If someone has 80,000 followers on Twitter, their account is nearly useless to us.
Not because they're a bad person or even a bad candidate. But because the account has been optimized for something other than honest self-expression. At some point — usually around 5,000 followers — people realize they have an audience, and they start performing for it. Posts get more polished. Opinions get safer or more provocative, depending on which direction drives engagement. The raw signal degrades as the curation improves.
What we actually look for is the opposite: accounts where posting behavior is clearly not strategic. Infrequent and technical. Lots of replies to niche conversations. Engagement so low that no reasonable person would keep going unless they genuinely cared about what they were saying. A thread from 2021 that got four likes but turned out to be completely correct.

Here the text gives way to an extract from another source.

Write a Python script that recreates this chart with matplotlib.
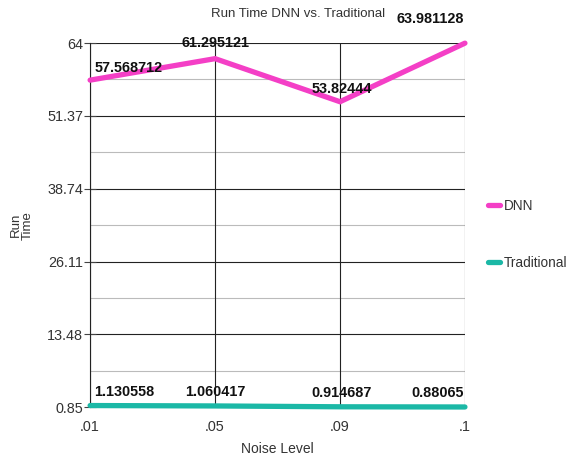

These accounts are harder to find and harder to read. That's the point. Nobody has been filtering them for palatability. You're seeing what the person actually thinks, how they actually communicate, what they actually spend time on.

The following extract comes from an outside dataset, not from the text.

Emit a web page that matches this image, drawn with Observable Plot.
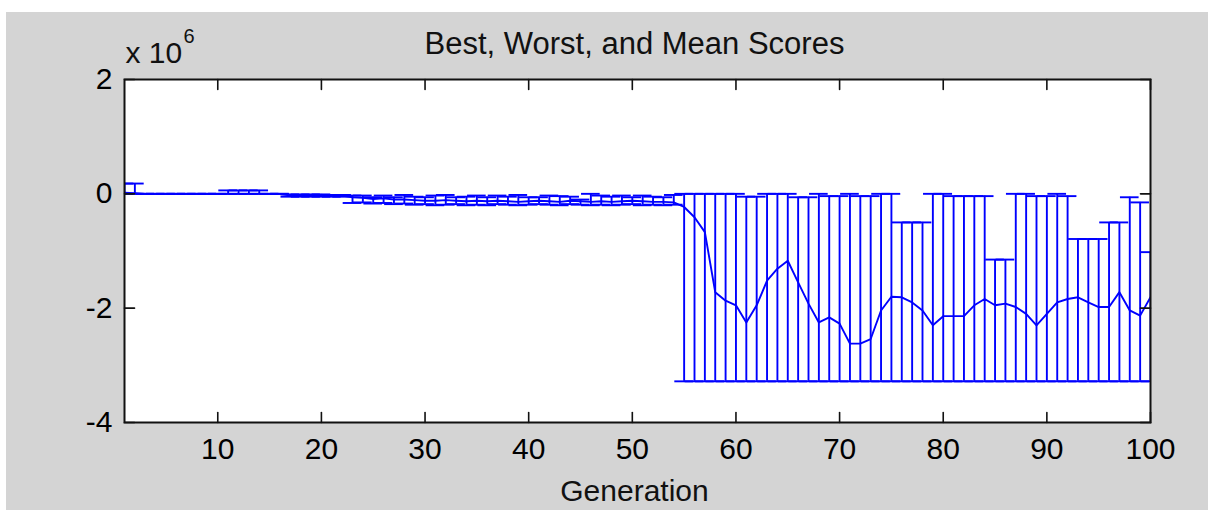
<!DOCTYPE html>
<html><head><meta charset="utf-8">
<script src="https://cdn.jsdelivr.net/npm/d3@7"></script>
<script src="https://cdn.jsdelivr.net/npm/@observablehq/plot@0.6"></script>
<style>
html,body{margin:0;padding:0;background:#fff;width:1208px;height:510px;overflow:hidden}
#chart{position:absolute;left:6px;top:12px;}
</style></head><body><div id="chart"></div>
<script>
const generation = [1,2,3,4,5,6,7,8,9,10,11,12,13,14,15,16,17,18,19,20,21,22,23,24,25,26,27,28,29,30,31,32,33,34,35,36,37,38,39,40,41,42,43,44,45,46,47,48,49,50,51,52,53,54,55,56,57,58,59,60,61,62,63,64,65,66,67,68,69,70,71,72,73,74,75,76,77,78,79,80,81,82,83,84,85,86,87,88,89,90,91,92,93,94,95,96,97,98,99,100];
// scores in units of 1e6
const worstScore = [0.18,0.18,0.00,0.00,0.00,0.00,0.00,0.00,0.00,0.00,
 0.06,0.06,0.06,0.06,0.00,0.00,-0.01,-0.01,-0.01,-0.01,
 -0.02,-0.02,-0.03,-0.03,-0.06,-0.03,-0.06,-0.02,-0.05,-0.06,
 -0.03,-0.02,-0.06,-0.05,-0.03,-0.06,-0.03,-0.05,-0.02,-0.06,
 -0.06,-0.03,-0.04,-0.05,-0.10,0.00,-0.03,-0.05,-0.03,-0.06,
 -0.03,-0.05,-0.06,-0.02,
 0.00,0.00,0.00,0.00,0.00,0.00,-0.05,-0.05,0.00,0.00,
 0.00,-0.06,-0.06,0.00,-0.04,-0.04,0.00,-0.04,-0.04,0.00,
 0.00,-0.50,-0.50,-0.50,0.00,0.00,-0.04,-0.04,-0.04,-0.04,
 -1.15,-1.15,0.00,0.00,-0.04,-0.04,0.00,-0.04,-0.79,-0.79,
 -0.79,-0.50,-0.50,-0.06,-0.15,-1.02];
const meanScore = [0.02,0.01,0,0,0,0,0,0,0,0,
 0,0,0,0,0,0,-0.03,-0.03,-0.03,-0.03,
 -0.03,-0.03,-0.06,-0.07,-0.09,-0.08,-0.10,-0.10,-0.11,-0.12,
 -0.12,-0.11,-0.12,-0.13,-0.12,-0.13,-0.12,-0.13,-0.14,-0.13,
 -0.12,-0.13,-0.14,-0.12,-0.13,-0.14,-0.13,-0.14,-0.13,-0.12,
 -0.13,-0.14,-0.14,-0.15,
 -0.23,-0.41,-0.67,-1.72,-1.87,-1.95,-2.25,-1.95,-1.52,-1.31,
 -1.17,-1.55,-1.92,-2.25,-2.16,-2.27,-2.62,-2.62,-2.54,-2.04,
 -1.80,-1.81,-1.90,-2.04,-2.30,-2.14,-2.14,-2.14,-1.95,-1.84,
 -1.95,-1.92,-1.98,-2.10,-2.30,-2.10,-1.90,-1.84,-1.81,-1.90,
 -1.98,-1.98,-1.72,-2.04,-2.13,-1.81];
const bestScore = [0,0,0,0,0,0,0,0,0,0,
 0,0,0,0,0,0,-0.05,-0.05,-0.05,-0.05,
 -0.05,-0.05,-0.16,-0.15,-0.17,-0.16,-0.18,-0.17,-0.19,-0.18,
 -0.20,-0.19,-0.18,-0.20,-0.19,-0.20,-0.18,-0.19,-0.20,-0.19,
 -0.18,-0.19,-0.20,-0.18,-0.19,-0.20,-0.19,-0.20,-0.19,-0.18,
 -0.20,-0.19,-0.20,-0.19,
 -3.28,-3.28,-3.28,-3.28,-3.28,-3.28,-3.28,-3.28,-3.28,-3.28,
 -3.28,-3.28,-3.28,-3.28,-3.28,-3.28,-3.28,-3.28,-3.28,-3.28,
 -3.28,-3.28,-3.28,-3.28,-3.28,-3.28,-3.28,-3.28,-3.28,-3.28,
 -3.28,-3.28,-3.28,-3.28,-3.28,-3.28,-3.28,-3.28,-3.28,-3.28,
 -3.28,-3.28,-3.28,-3.28,-3.28,-3.28];
const xTicks = [10,20,30,40,50,60,70,80,90,100];
const yTicks = [-4,-2,0,2];
const titleText = "Best, Worst, and Mean Scores";
const xLabel = "Generation";
const scaleBase = "x 10";
const scaleExp = "6";

const rows = generation.map((g, i) => ({gen: g, worst: worstScore[i], mean: meanScore[i], best: bestScore[i]}));
const cap = 0.9;
const tickShape = {draw(ctx, l) { ctx.moveTo(0, 0); ctx.lineTo(0, -l); }};
const font = "'Liberation Sans', Arial, sans-serif";
const blue = "#0000ff";
const lw = 1.9;

const plot = Plot.plot({
  width: 1202, height: 498,
  marginLeft: 118, marginRight: 58, marginTop: 67, marginBottom: 88,
  style: {background: "#d4d4d4", fontFamily: font, color: "#000"},
  x: {domain: [1, 100]},
  y: {domain: [-4, 2]},
  marks: [
    Plot.frame({fill: "white", stroke: null}),
    Plot.ruleX(rows, {x: "gen", y1: "best", y2: "worst", stroke: blue, strokeWidth: lw, clip: true}),
    Plot.ruleY(rows, {y: "worst", x1: d => d.gen - cap, x2: d => d.gen + cap, stroke: blue, strokeWidth: lw, clip: true}),
    Plot.ruleY(rows, {y: "best", x1: d => d.gen - cap, x2: d => d.gen + cap, stroke: blue, strokeWidth: lw, clip: true}),
    Plot.line(rows, {x: "gen", y: "mean", stroke: blue, strokeWidth: lw, clip: true}),
    Plot.frame({stroke: "#111", strokeWidth: 2}),
    Plot.vector(xTicks, {x: d => d, frameAnchor: "bottom", anchor: "start", length: 10, rotate: 0, shape: tickShape, stroke: "#111", fill: "none", strokeWidth: 1.6}),
    Plot.vector(xTicks, {x: d => d, frameAnchor: "top", anchor: "start", length: 10, rotate: 180, shape: tickShape, stroke: "#111", fill: "none", strokeWidth: 1.6}),
    Plot.vector(yTicks, {y: d => d, frameAnchor: "left", anchor: "start", length: 10, rotate: 90, shape: tickShape, stroke: "#111", fill: "none", strokeWidth: 1.6}),
    Plot.vector(yTicks, {y: d => d, frameAnchor: "right", anchor: "start", length: 10, rotate: -90, shape: tickShape, stroke: "#111", fill: "none", strokeWidth: 1.6}),
    Plot.axisX(xTicks, {anchor: "bottom", tickSize: 0, tickPadding: 15, fontSize: 30, label: null, tickFormat: d => String(d)}),
    Plot.axisY(yTicks, {anchor: "left", tickSize: 0, tickPadding: 12, fontSize: 30, label: null, tickFormat: d => String(d)}),
    Plot.text([titleText], {frameAnchor: "top", lineAnchor: "bottom", dx: -3, dy: -26, fontSize: 31, fill: "#111"}),
    Plot.text([scaleBase], {frameAnchor: "top-left", textAnchor: "start", lineAnchor: "bottom", dx: 1, dy: -17, fontSize: 30, fill: "#111"}),
    Plot.text([scaleExp], {frameAnchor: "top-left", textAnchor: "start", lineAnchor: "bottom", dx: 59, dy: -37, fontSize: 20, fill: "#111"}),
    Plot.text([xLabel], {frameAnchor: "bottom", lineAnchor: "bottom", dx: -3, dy: 78, fontSize: 30, fill: "#111"})
  ]
});
document.getElementById("chart").appendChild(plot);
</script></body></html>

The influencer account tells you who someone wants to be seen as. The quiet account tells you who they are.
This has implications for how we weight signals. Engagement metrics — which most tools treat as a quality signal — can actively mislead. A post with 10,000 likes might be optimized content with no original thought. A post with 12 likes might be genuinely important, just written for an audience of twelve people who would get it.
CloudScout tries to read past the performance layer. Not because big accounts are bad, but because the signal density is just much higher in the accounts nobody is watching.